I spent much of Saturday shopping for a new nebuliser, as I noticed last time I was in hospital that mine’s running a bit hot. I need one because I’m still having bouts of pulmonary oedema, most recently Friday night/Saturday morning.
I can get it under control by megadosing using my Volumatic spacer. For those of you unfamiliar with it, it’s a big one (the trend seems to be for smaller ones, which is a bit pointless in my view). This is it, alongside a Salbutamol inhaler:-
You insert the inhaler mouthpiece in the bottom, trigger it, and suck out the resulting mist through the spacer mouthpiece at the top. The increased airflow carries the inhalant deeper into the lungs than it would without the spacer, and reduces losses due to deposition on the oral mucosa, a major cause of side-effects for many people, especially with steroid inhalers (pretty obviously, but worth mentioning, these are for use with aerosol inhalers only).
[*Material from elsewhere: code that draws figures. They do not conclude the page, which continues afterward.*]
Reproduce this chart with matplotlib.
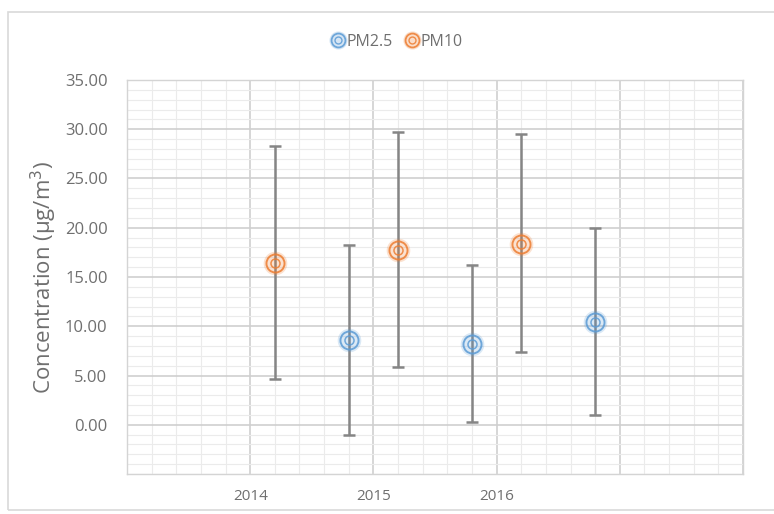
import matplotlib
matplotlib.use("Agg")
import matplotlib.pyplot as plt
from matplotlib.lines import Line2D
from matplotlib.patches import Rectangle
from matplotlib.ticker import MultipleLocator
from matplotlib import font_manager
import numpy as np

# ---- data ----
x_tick_labels = ["", "2014", "2015", "2016", "", ""]
pm25_x = [1.8, 2.8, 3.8]
pm25_mean = [8.6, 8.2, 10.4]
pm25_lower = [9.6, 7.9, 9.4]
pm25_upper = [9.6, 8.0, 9.6]
pm10_x = [1.2, 2.2, 3.2]
pm10_mean = [16.4, 17.7, 18.3]
pm10_lower = [11.8, 11.8, 10.9]
pm10_upper = [11.9, 12.0, 11.2]
y_ticks = [0, 5, 10, 15, 20, 25, 30, 35]

BLUE = "#5B9BD5"
ORANGE = "#ED7D31"
TXT = "#6f6f6f"

names = {f.name for f in font_manager.fontManager.ttflist}
NARROW = ["Liberation Sans Narrow", "DejaVu Sans"] if "Liberation Sans Narrow" in names else ["Open Sans", "DejaVu Sans"]

fig = plt.figure(figsize=(7.74, 5.14), dpi=100)
fig.patches.append(Rectangle((8/774, 4/514), 1.0, (514-12-4)/514, transform=fig.transFigure,
                             fill=False, edgecolor="#d9d9d9", linewidth=1.2))
ax = fig.add_axes([127/774, 40/514, (743-127)/774, (474-80)/514])

ax.set_xlim(0, 5)
ax.set_ylim(-5, 35)
ax.set_xticks(range(len(x_tick_labels)))
ax.set_xticklabels(x_tick_labels, color=TXT, fontsize=11, family=NARROW)
ax.xaxis.set_minor_locator(MultipleLocator(0.2))
ax.set_yticks(y_ticks)
ax.set_yticklabels([f"{v:.2f}" for v in y_ticks], color=TXT, fontsize=12, family=NARROW)
ax.yaxis.set_minor_locator(MultipleLocator(1))
ax.tick_params(which="both", length=0)
ax.tick_params(axis="x", pad=11)
ax.tick_params(axis="y", pad=14)
ax.grid(which="major", color="#cfcfcf", linewidth=1.2)
ax.grid(which="minor", color="#ebebeb", linewidth=0.8)
ax.set_axisbelow(True)
for s in ax.spines.values():
    s.set_color("#d4d4d4")
    s.set_linewidth(1.0)

def draw(xs, mean, lo, hi, color):
    ax.errorbar(xs, mean, yerr=[lo, hi], fmt="none", ecolor="#858585",
                elinewidth=1.8, capsize=4, capthick=1.8, zorder=3)
    ax.plot(xs, mean, "o", ms=17, mfc=color, mec=color, alpha=0.22, zorder=4, mew=0)
    ax.plot(xs, mean, "o", ms=13, mfc="none", mec=color, mew=1.4, alpha=0.85, zorder=5)
    ax.plot(xs, mean, "o", ms=6.5, mfc="none", mec=color, mew=1.1, alpha=0.85, zorder=5)

draw(pm25_x, pm25_mean, pm25_lower, pm25_upper, BLUE)
draw(pm10_x, pm10_mean, pm10_lower, pm10_upper, ORANGE)

ax.set_ylabel("Concentration (μg/m$^3$)", color=TXT, fontsize=16, labelpad=4,
              family=["Open Sans", "DejaVu Sans"])

def handle(color):
    return (Line2D([], [], ls="none", marker="o", ms=13, mfc=color, mec=color, alpha=0.25, mew=0),
            Line2D([], [], ls="none", marker="o", ms=10, mfc="none", mec=color, mew=1.3, alpha=0.85),
            Line2D([], [], ls="none", marker="o", ms=5, mfc="none", mec=color, mew=1.0, alpha=0.85))

fig.legend([handle(BLUE), handle(ORANGE)], ["PM2.5", "PM10"], loc="center",
           bbox_to_anchor=(397/774, 1 - 42/514), ncol=2, frameon=False,
           handlelength=0.8, handletextpad=0.15, columnspacing=0.8,
           prop={"family": NARROW, "size": 11.5}, labelcolor=TXT)

fig.savefig("out.png", dpi=100)
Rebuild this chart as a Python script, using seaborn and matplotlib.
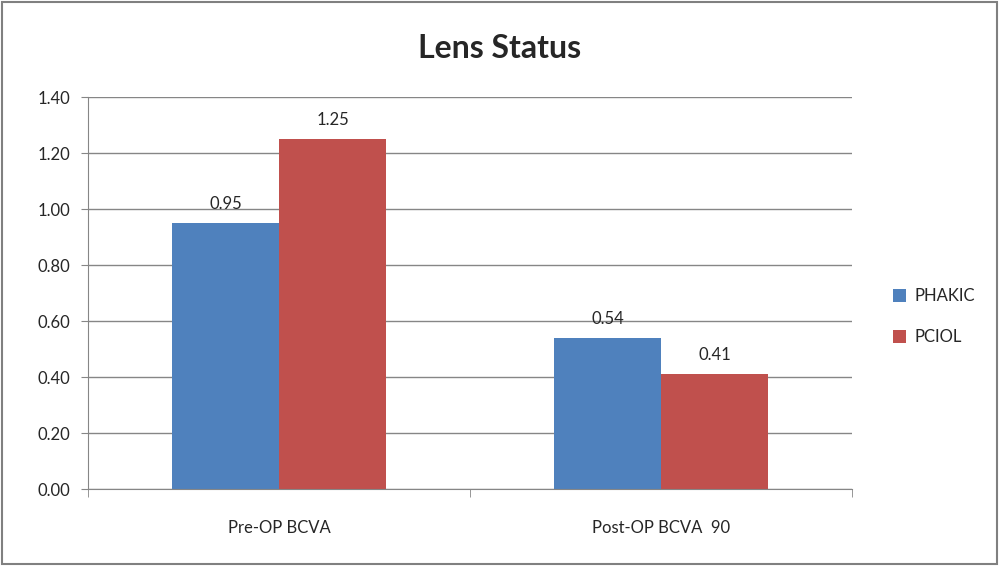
import numpy as np
import pandas as pd
import matplotlib
matplotlib.use("Agg")
import matplotlib.pyplot as plt
import seaborn as sns
from matplotlib.patches import Rectangle

# data
stages = ["Pre-OP BCVA", "Post-OP BCVA  90"]
lens = ["PHAKIC", "PCIOL"]
phakic = [0.95, 0.54]
pciol = [1.25, 0.41]

df = pd.DataFrame({
    "stage": stages * 2,
    "lens": [lens[0]] * 2 + [lens[1]] * 2,
    "value": phakic + pciol,
})

sns.set_style("white")
plt.rcParams["font.family"] = ["Lato", "DejaVu Sans"]

fig = plt.figure(figsize=(10, 5.66), dpi=100)
ax = fig.add_axes([0.088, 0.136, 0.764, 0.6925])

palette = {"PHAKIC": "#4F81BD", "PCIOL": "#C0504D"}
sns.barplot(data=df, x="stage", y="value", hue="lens", palette=palette,
            width=0.56, gap=0, saturation=1, linewidth=0, ax=ax, legend=True)

for c in ax.containers:
    ax.bar_label(c, fmt="%.2f", padding=8, fontsize=12)

ax.set_ylim(0, 1.4)
ax.set_xlim(-0.5, 1.5)
ax.set_yticks(np.arange(0, 1.41, 0.2))
ax.set_yticklabels([f"{v:.2f}" for v in np.arange(0, 1.41, 0.2)], fontsize=12)
ax.yaxis.grid(True, color="#868686", linewidth=1)
ax.set_axisbelow(True)
ax.set_xlabel("")
ax.set_ylabel("")
ax.tick_params(axis="x", length=0, labelsize=12, pad=22)
ax.tick_params(axis="y", length=5, color="#868686", pad=8)
ax.yaxis.set_ticks_position("left")
ax.set_xticks([-0.5, 0.5, 1.5], minor=True)
ax.tick_params(axis="x", which="minor", length=6, color="#868686", direction="out")
ax.xaxis.set_ticks_position("bottom")
for s in ["top", "right"]:
    ax.spines[s].set_visible(False)
for s in ["left", "bottom"]:
    ax.spines[s].set_color("#868686")

leg = ax.legend(loc="center left", bbox_to_anchor=(0.878, 0.44), bbox_transform=fig.transFigure,
                frameon=False, fontsize=12, handlelength=0.8, handleheight=0.8,
                handletextpad=0.5, labelspacing=1.5)

fig.suptitle("Lens Status", fontsize=23, fontweight="bold", y=0.94)
fig.patches.append(Rectangle((0.002, 0.003), 0.995, 0.994, transform=fig.transFigure,
                             fill=False, edgecolor="#808080", linewidth=1.5))

fig.savefig("out.png", dpi=100)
During a pulmonary oedema attack it allows me to put multiple squirts (a megadose), into the spacer (with my thumb blocking the mouthpiece so it doesn’t go straight through), and inhale them all at once. It’s effective, but if the attack doesn’t wake me in time, such an inhalation would be beyond me, and it’s hospital time. Which I’d rather avoid.
In hospital they stabilised me using a nebuliser with a combination of Salbutamol and Atrovent nebules, one of each per dose, and kept me on that until I was discharged.
So that’s what I want from my GP and, as it’ll almost certainly keep me out of hospital, he should have no objection, especially in his new-found spirit of co-operation. The only problem might arise because it’s not recorded in my discharge notes, not too surprising as Arrowe Park’s record-keeping is staggeringly, and probably dangerously, inept.
And every goddamned doctor I see there – based on no evidence whatsoever – gets the urge to meddle with my meds. If my GP paid any heed to the changes – he hasn’t so far, I think he’s overlooked them or, hopefully, recognised them for the danger that they are – there’s a good chance they might well kill me.
Apart from the unavoidable worsening of my COPD – not unexpected, just not thought about – and the onset of pulmonary oedema, I’m pretty stable on the current regime. And when you consider everything that’s wrong with me, that’s no mean achievement. I really don’t need some fuckwit consultant making changes for no better reason than because he can.
Anyway, I got this neb from Amazon, an Omron CompAIR NE-C801 (Omron link), 50% off, for £30, and its main feature is that it’s supposed to be quiet (most are noisy buggers – if you’ve even been in a chest ward at neb time, you’ll know exactly what I mean; it’s like a concerto for jackhammers!). So, because I’m likely to be using it in the middle of the night, I wanted something quiet.
I also wanted to see if it would power my existing neb,** an extremely low-loss device which delivers almost the entire ampoule and, importantly, at a rate at which I can actually inhale it. Most devices used in hospitals waste much of the dose as patients can’t inhale efficiently enough. Mine takes a lot longer, but it’s nearly all utilised.
**Most people assume that the entire assembly is the nebuliser. Not so. In the pic above, the cylindrical item on the left is the actual neb, the main unit is the compressor that powers it.
So, anyway, I connected my neb, just with cooled, boiled water, to see how it performed, and it’s fine.** The compressor is also extremely quiet, which is what I was hoping for. The specs say it’s 46db, but that means nothing to me in real terms – I had to hear it to put it in perspective.
**I now have three nebs – the one that came with it, my old one, and an NHS one left behind by the ambulance crew in August.
If you need a neb that’s small, light, and quiet, this one is perfect. How durable it will prove I have no idea as yet, but it’s guaranteed for 3 years so it should be fine.